Does online role playing romance considered an act of cheating on your real life partner?
Is role playing cyber sex considered cheating?
My story (more like circumstance) is that I have been role playing with online friends/randoms for three years. They're mostly female and I feel no attachment to them other than for the purpose of rping and chatting. It can be heterosexual or homosexual relationships but it doesn't change the way I feel about my boyfriend. The rating has gone as far as highly graphic and I actually had learnt more from these experiences to contribute to my sex life.
Anyways, I consider rping like an interactive story and role playing cyber sex something similar to porn. But from time to time I feel guilty nonetheless so I want to know Anonymous' opinion.
What would you think if your partner did the same thing? I would say that you should atleast tell you boyfriend about it, or atleast try to rp with him ^^
Ok, I'll tell you a story that happened not to me, but to close friends who happened to live together. They both play MMORPGs, and they even played the same game, on the same server. One day, male friend started RPing with a girl online, romance and stuff. (the RL couple already had 2 of their characters married). When it went as far as (remember, it's a game, roleplay, etc) as marrying one of his characters to one of this girl's, drama ensued. So he ditched the online girl, and everything went back to normal.
Few months later, female friend did the same thing. Except it went too far, she doesn't want to let go of her online friend, who takes now more of her time than her RL boyfriend (who after some time of this treatment became her ex, afaik).
What I'm trying to tell you is, okay, 'roleplaying' is fine, cybering is like the porns of roleplay, ok. But understand that not everyone sees the thing in the same way. Your boyfriend might not take that lightly at all if he finds out - that happens to people who know the thing, so if he doesn't even understand what what you are doing means... I don't think you want that.
I play FFXI and there are actually several real bonuses to "getting married" (basically a few good items.) My best friend is even married in-game (for the items.)

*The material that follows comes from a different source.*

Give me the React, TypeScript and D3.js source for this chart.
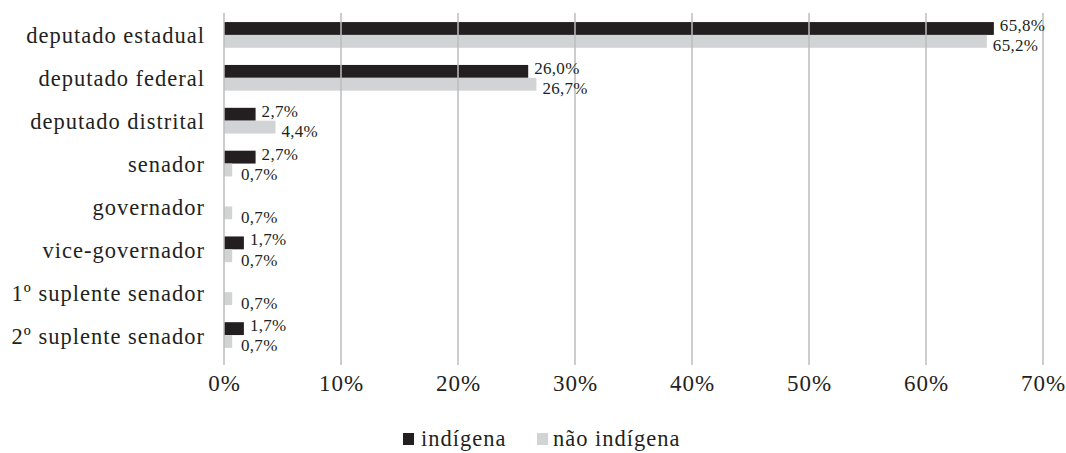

I on the other hand choose not to get "married" because I am completely faithful to my girlfriend. The same goes for cybering. If you are faithful, you will not do it.
Yes. Cybering is considered cheating. You are exchanging love/lust in some kind of form.
For me it is being unloyal. I wouldn't accept if my boyfriend would do it.
its ok. i've written everything down on BBS.
Cybering is cheating.
I ceased cybering when I committed to someone.
Hmm.... I guess I'd have to be monogamous to really weigh in on this.
However, I have this piece of advice: The best person to ask, is not on this forum. (Unless you're boyfriend is on this forum, and if that is the case, and you know it, this post might be passive-aggressive anyhow. I ramble.)
Let me add to this; Cybering is cheating. IMO, even imagening sex with someone else is cheating.
For me, roleplaying sex and stuff is okay if you're playing actual characters and all. But if you're cybering and, well, being yourself throughout the thing, then it's cheating... That's how I feel about it.
ITT whatever...
It's only cheating if your signifigant other isn't also joining you in the cybering.
Cybering with some random person online while getting a blowjob or getting laid is great---especially if you two share the keyboard while cybering.
>>1
Whether or not it's cheating completely and utterly depends on if you and your partner agreed on that it is or is not.
Some couples have open relationships, some consider emotional relationships cheating but not emotionless sex as cheating. Some consider emotional attachments as not cheating, but count sex as cheating, etc.
A relationship is a contract between you and your partner. It's not a standar 'one size fits all' deal, but highly variable depending on both the partners in the relationship.